As antiestablishment anger swept other parts of the nation, Georgia Republicans tapped an 18-year congressional veteran dogged by ethics allegations as the party's nominee for governor.
After a bitter runoff that featured nasty attack ads and dueling endorsements from potential 2012 presidential contenders, former U.S. Rep. Nathan Deal defeated ex-Secretary of State Karen Handel by 2,489 votes out of more than a half-million cast, according to unofficial returns.
Handel, who had cast herself as an outsider, conceded the race Wednesday, avoiding what could have been a drawn-out recount. Deal now faces a general election battle with Democrat Roy Barnes, a one-term governor who was ousted eight years ago by Republicans.
"The best thing for our party is to rally around Congressman Deal as our nominee in the fight against Roy Barnes," Handel said in a statement. "Barnes would return Georgia to a past that is best kept in our rearview mirror."
Republicans quickly closed ranks around Deal, with Handel leading the way. There was no mention of her campaign attacks when she labeled Deal "a corrupt relic of Washington."
Republicans quickly took aim at Barnes, who also has a lengthy political resume, including 22 years in the Legislature and four in the governor's mansion. Republicans are linking Barnes to the Obama administration, while Barnes argues that Georgia's ruling Republicans are driving the state to ruin.
While Georgia went with a political pedigree, elsewhere in the nation inexperience appeared to be a plus.
In Connecticut, World Wrestling Entertainment executive Linda McMahon nabbed the GOP senatorial nomination in her first run for office. And appointed Sen. Michael Bennet, of Colorado, won the Democratic nomination over a political veteran. It was Bennet's first time appearing on the ballot.
During the campaign, Handel hammered Deal on ethics allegations and attacked the "good ol' boy" network.
Earlier this year, the Office of Congressional Ethics found Deal may have violated U.S. House rules by lobbying state officials to keep intact a lucrative deal with the state that earned his auto salvage business $1.5 million from 2004 to 2008. Deal stepped down shortly before the office issued its findings to run for governor.
Georgia's revenue commissioner has received a federal subpoena related to his discussions with Deal, who says he has not been told he is the target or subject of a federal investigation.
During the campaign, Deal bashed Handel for being too liberal on abortion and gay rights.

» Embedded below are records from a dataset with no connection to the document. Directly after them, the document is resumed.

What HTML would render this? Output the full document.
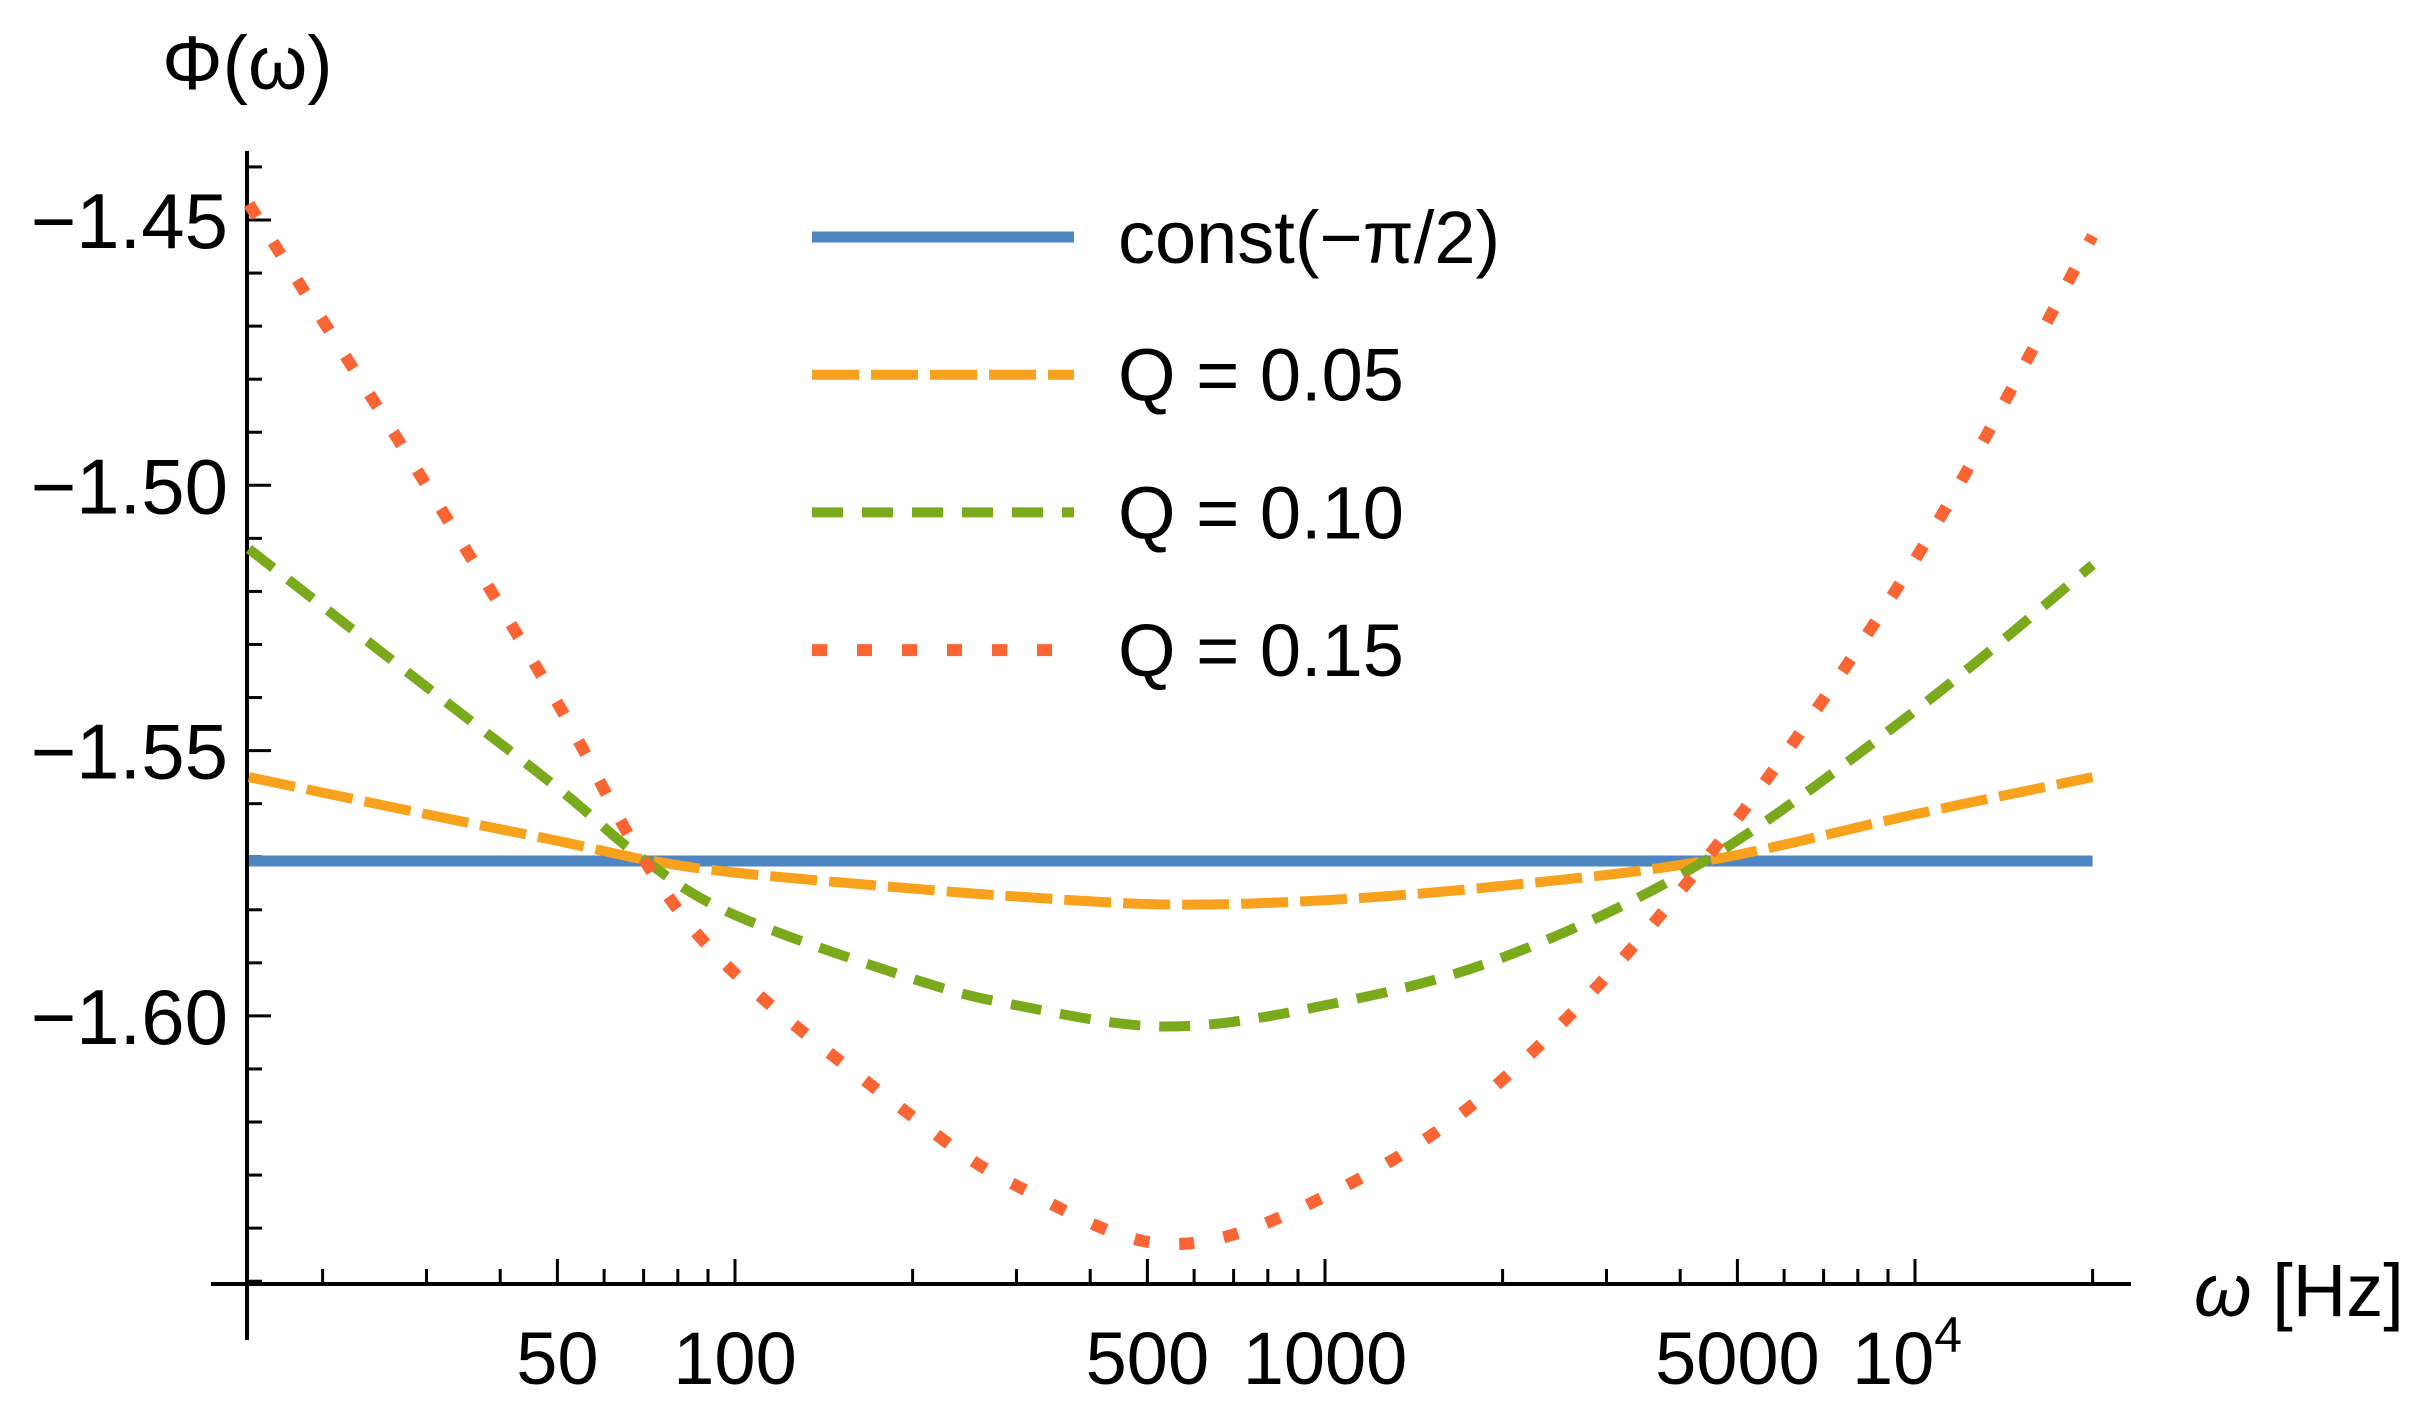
<!DOCTYPE html>
<html><head><meta charset="utf-8"><style>
html,body{margin:0;padding:0;background:#fff;}
svg{display:block;}
text{font-family:"Liberation Sans",sans-serif;fill:#000;}
</style></head><body>
<svg id="chart" width="2436" height="1416" xmlns="http://www.w3.org/2000/svg">
<g id="axes"></g>
<g id="series"></g>
<g id="legend"></g>
</svg>
<script>
const freqs = [15, 30, 50, 70, 100, 200, 300, 540, 1000, 2000, 4400, 10000, 20000];
const constVals = [-1.5708, -1.5708, -1.5708, -1.5708, -1.5708, -1.5708, -1.5708, -1.5708, -1.5708, -1.5708, -1.5708, -1.5708, -1.5708];
const q05Vals = [-1.555, -1.562, -1.567, -1.5705, -1.573, -1.576, -1.5775, -1.579, -1.5782, -1.5755, -1.5708, -1.562, -1.555];
const q10Vals = [-1.512, -1.538, -1.557, -1.5705, -1.581, -1.593, -1.598, -1.602, -1.598, -1.589, -1.5708, -1.5425, -1.515];
const q15Vals = [-1.447, -1.500, -1.541, -1.5705, -1.592, -1.619, -1.632, -1.643, -1.634, -1.612, -1.5708, -1.514, -1.453];
const yTicks = [-1.45, -1.50, -1.55, -1.60];
const yTickLabels = ["\u22121.45", "\u22121.50", "\u22121.55", "\u22121.60"];
const xMajor = [50, 100, 500, 1000, 5000, 10000];
const xMajorLabels = ["50", "100", "500", "1000", "5000", "10"];
const xMinor = [20, 30, 40, 60, 70, 80, 90, 200, 300, 400, 600, 700, 800, 900, 2000, 3000, 4000, 6000, 7000, 8000, 9000, 20000];
const legendLabels = ["const(\u2212\u03c0/2)", "Q = 0.05", "Q = 0.10", "Q = 0.15"];

const NS = "http://www.w3.org/2000/svg";
const XREF = 735, DEC = 590;
function xs(f){ return XREF + (Math.log10(f) - 2) * DEC; }
function ys(v){ return 220 + (-1.45 - v) / 0.05 * 265.3; }
function mk(tag, attrs, parent){ const e=document.createElementNS(NS,tag); for(const k in attrs) e.setAttribute(k,attrs[k]); parent.appendChild(e); return e; }
const axes=document.getElementById('axes'), series=document.getElementById('series'), legend=document.getElementById('legend');
const AXY = 1284, AXX = 247;

let a = mk('line',{x1:211,y1:AXY,x2:2131,y2:AXY,stroke:'#000','stroke-width':4},axes);


a = mk('line',{x1:AXX,y1:151,x2:AXX,y2:1340,stroke:'#000','stroke-width':4},axes);



for (let v=-1.44; v>=-1.651; v-=0.01){
  const vv=Math.round(v*100)/100;
  const major = yTicks.some(t=>Math.abs(t-vv)<1e-6);
  const t=mk('line',{x1:AXX,y1:ys(vv),x2:AXX+(major?24:15),y2:ys(vv),stroke:'#000','stroke-width':3},axes);
  
  
}
yTicks.forEach((v,i)=>{
  const t=mk('text',{x:228,y:ys(v)+28,'text-anchor':'end','font-size':78},axes);
  t.textContent=yTickLabels[i];
  
  
});
xMinor.forEach(f=>{
  const t=mk('line',{x1:xs(f),y1:AXY,x2:xs(f),y2:AXY-15,stroke:'#000','stroke-width':3},axes);
  
  
});
xMajor.forEach((f,i)=>{
  const t=mk('line',{x1:xs(f),y1:AXY,x2:xs(f),y2:AXY-25,stroke:'#000','stroke-width':3},axes);
  
  
  const l=mk('text',{x:xs(f)+(f===10000?-8:0),y:1384,'text-anchor':'middle','font-size':74},axes);
  l.textContent=xMajorLabels[i];
  if(f===10000){ const s=mk('tspan',{dy:-32,'font-size':50},l); s.textContent='4'; }
  
  
});
let tl=mk('text',{x:162,y:89,'font-size':76},axes);
tl.textContent='\u03a6(\u03c9)';


tl=mk('text',{x:2194,y:1316,'font-size':74},axes);
tl.innerHTML='<tspan font-style="italic">\u03c9</tspan> [Hz]';



function pathFor(vals){
  const p=freqs.map((f,i)=>[xs(f),ys(vals[i])]);
  let d='M'+p[0][0]+','+p[0][1];
  for(let i=0;i<p.length-1;i++){
    const p0=p[Math.max(0,i-1)],p1=p[i],p2=p[i+1],p3=p[Math.min(p.length-1,i+2)];
    const c1=[p1[0]+(p2[0]-p0[0])/6,p1[1]+(p2[1]-p0[1])/6];
    const c2=[p2[0]-(p3[0]-p1[0])/6,p2[1]-(p3[1]-p1[1])/6];
    d+=' C'+c1[0]+','+c1[1]+' '+c2[0]+','+c2[1]+' '+p2[0]+','+p2[1];
  }
  return d;
}
const styles=[
  {vals:constVals,color:'#4d86c2',w:11,dash:'',name:'series-const'},
  {vals:q05Vals,color:'#f8a11c',w:10,dash:'47 12',name:'series-q005'},
  {vals:q10Vals,color:'#7ba91c',w:10,dash:'31 19',name:'series-q010'},
  {vals:q15Vals,color:'#fb6534',w:12,dash:'15 30',name:'series-q015'}
];
styles.forEach((s,i)=>{
  const p=mk('path',{d:pathFor(s.vals),fill:'none',stroke:s.color,'stroke-width':s.w,'stroke-dasharray':s.dash},series);
  
  
  const ly=237+i*137.7;
  const ll=mk('line',{x1:812,y1:ly,x2:1074,y2:ly,stroke:s.color,'stroke-width':s.w,'stroke-dasharray':s.dash},legend);
  
  
  const lt=mk('text',{x:1118,y:ly+26,'font-size':74},legend);
  lt.textContent=legendLabels[i];
  
  
});
</script>
</body></html>
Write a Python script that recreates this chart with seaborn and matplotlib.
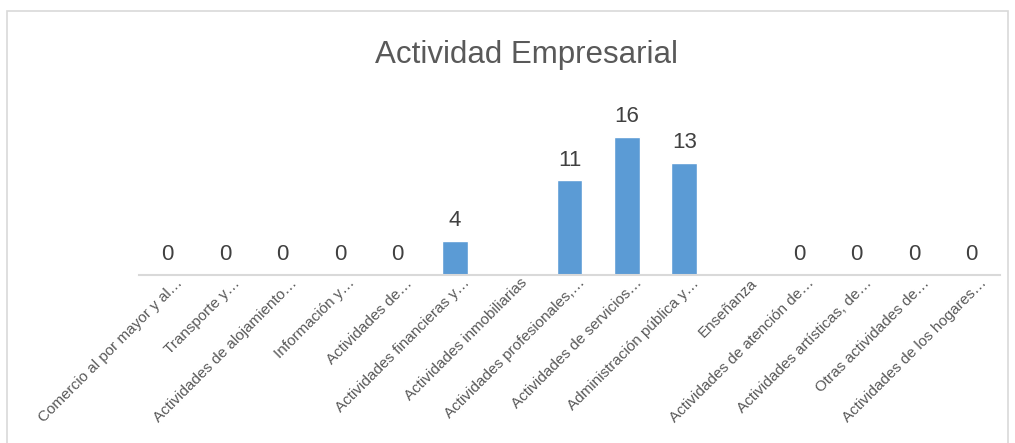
import numpy as np
import pandas as pd
import matplotlib
matplotlib.use("Agg")
import matplotlib.pyplot as plt
import matplotlib.transforms as mtransforms
import seaborn as sns
from matplotlib.patches import Rectangle

categories = [
    "Comercio al por mayor y al…",
    "Transporte y…",
    "Actividades de alojamiento…",
    "Información y…",
    "Actividades de…",
    "Actividades financieras y…",
    "Actividades inmobiliarias",
    "Actividades profesionales,…",
    "Actividades de servicios…",
    "Administración pública y…",
    "Enseñanza",
    "Actividades de atención de…",
    "Actividades artísticas, de…",
    "Otras actividades de…",
    "Actividades de los hogares…",
]
values = [0, 0, 0, 0, 0, 4, np.nan, 11, 16, 13, np.nan, 0, 0, 0, 0]
title = "Actividad Empresarial"

sns.set_style("white")
plt.rcParams["font.family"] = ["Liberation Sans", "DejaVu Sans"]

df = pd.DataFrame({"cat": categories, "val": values})

fig = plt.figure(figsize=(10.15, 4.43), dpi=100)
ax = fig.add_axes([139 / 1015, 1 - 275 / 443, 861 / 1015, 155 / 443])

sns.barplot(data=df, x="cat", y="val", color="#5b9bd5", width=0.45,
            saturation=1, ax=ax, errorbar=None)
ax.set_ylim(0, 18)
ax.set_xlim(-0.5, len(categories) - 0.5)

for i, v in enumerate(values):
    if not np.isnan(v):
        ax.annotate(f"{int(v)}", (i, v), xytext=(0, 7), textcoords="offset points",
                    ha="center", va="bottom", fontsize=16, color="#404040")

ax.set_xlabel("")
ax.set_ylabel("")
ax.set_yticks([])
ax.tick_params(axis="x", length=0, pad=2)
ax.set_xticks(range(len(categories)))
ax.set_xticklabels(categories, rotation=45, ha="right", rotation_mode="anchor",
                   fontsize=11, color="#595959")
offset = mtransforms.ScaledTranslation(8 / 100, 2 / 100, fig.dpi_scale_trans)
for lbl in ax.get_xticklabels():
    lbl.set_transform(lbl.get_transform() + offset)
for s in ["top", "right", "left"]:
    ax.spines[s].set_visible(False)
ax.spines["bottom"].set_color("#d9d9d9")
ax.spines["bottom"].set_linewidth(1.5)

fig.text(0.519, 1 - 55 / 443, title, ha="center", va="center", fontsize=22.5, color="#595959")

fig.patches.append(Rectangle((7 / 1015, -0.05), 1001 / 1015, 1 - 11 / 443 + 0.05,
                             transform=fig.transFigure, fill=False,
                             edgecolor="#d9d9d9", linewidth=1.2))

fig.savefig("out.png", dpi=100)
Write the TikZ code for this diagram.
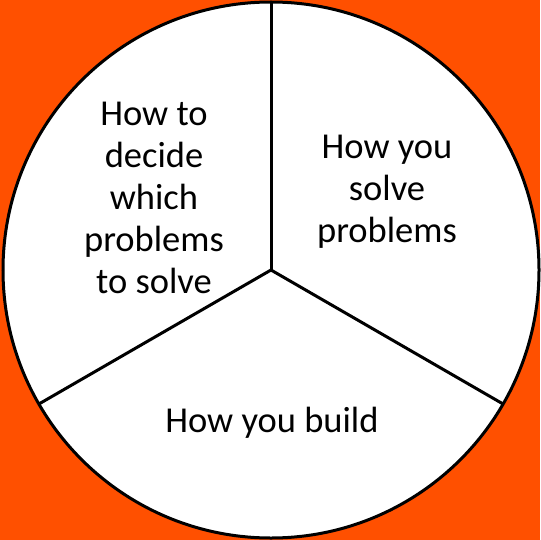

Despite her ties to outgoing Gov. Sonny Perdue, Handel ran as an outsider and was the pick of former Alaska Gov. Sarah Palin. High-wattage political endorsements from Palin and others made Georgia's gubernatorial runoff look like a proving ground for the 2012 presidential race. Ex-presidential contender Mike Huckabee backed Deal as did former U.S. House Speaker Newt Gingrich. Mitt Romney, another 2009 White House contender, supported Handel.
The Palin touch proved not enough to push Handel to the finish line.
After coming in first in the state's seven-person July 20 primary — 11 percentage points ahead of Deal — Handel saw her lead evaporate.